Ces vers nous rappellent ‘Hymne’ de Baudelaire :
« À la très-chère, à la très-belle,
Qui remplit mon cœur de clarté,
... ... ...
Sachet toujours frais qui parfume
L’atmosphère d’un cher réduit,
... ... ...
À la très-bonne, à la très-belle
Qui fait ma joie et ma santé,... »
(Hymne, s.1,v.1-2; s.3,v.1-2; s.5,v.1-2)
Pour Birendra Chattopadhyay la mort se présente comme un ami [voir, ‘Klanti, Klanti’(Fatigue! ma fatigue)], comme le visage d’une amante :
«….Maranto aparup bhorer aswasti,
Tomar mukher mato juni phul ; …. »
(Anya Desh : Autre Pays ; s.1,v.1-4)
(La mort est comme le frisson d’une aurore merveilleuse, fleur de jasmin semblable à ton visage).
Elle est aimée comme la femme de Baudelaire ‘nettoyant notre mépris, essuyant notre fatigue’. La lecture des poèmes ‘Swadesh’(Pays natal) et ‘Romain Rolland : Manusher Nam’ (Nom d’homme) nous font penser par leur forme, au ‘Spleen de Paris’. Son usage des symboles et des mythes, son imagerie, comme ci-dessous celles du grand épique Mahabharata, sont aussi de type très baudelairien :
« Utsob pataka orhe Hasthinay. Tabu ghare ghare
Gan bandha. Gandharir shata chhele urhe gechhe jharhe.»

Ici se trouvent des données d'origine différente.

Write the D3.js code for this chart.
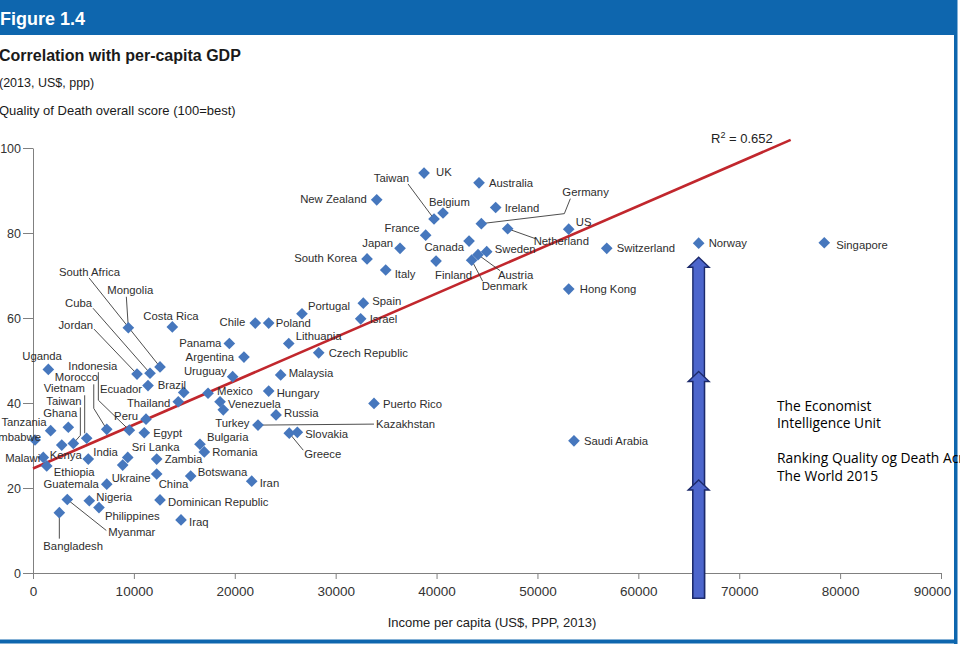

The city that was Berlin : Le Cité qui
était Berlin ; v.1-2)
(Dans la capitale, on a hissé les drapeaux de fête! Pourtant dans toutes les demeures, pas de chants! Les cent fils de la mère des vaincus (Gandhari) ont été emportés dans la tempête! )...
Manindra Roy
Manindra Roy (1913) un des célèbres poètes de la quatrième décade, né en 1913, composa plus de trente recueils de poèmes à partir de 1936. Parmi eux, ‘Trisanku’ (Indécis, 1939 ), ‘Mukher Mela’ ( Foire de visages, 1959), ‘Vietnam : Ei Janma, Janmabhumi’ ( Vietnam, cette vie, pays natal, 1969 ), ‘Mathay Jarano Jalpai Pallab’ (Le Tête couronnée de feuilles d’olivier,1984 ), sont les plus célèbres. Il y est inspiré aussi bien par la vie urbaine que rurale.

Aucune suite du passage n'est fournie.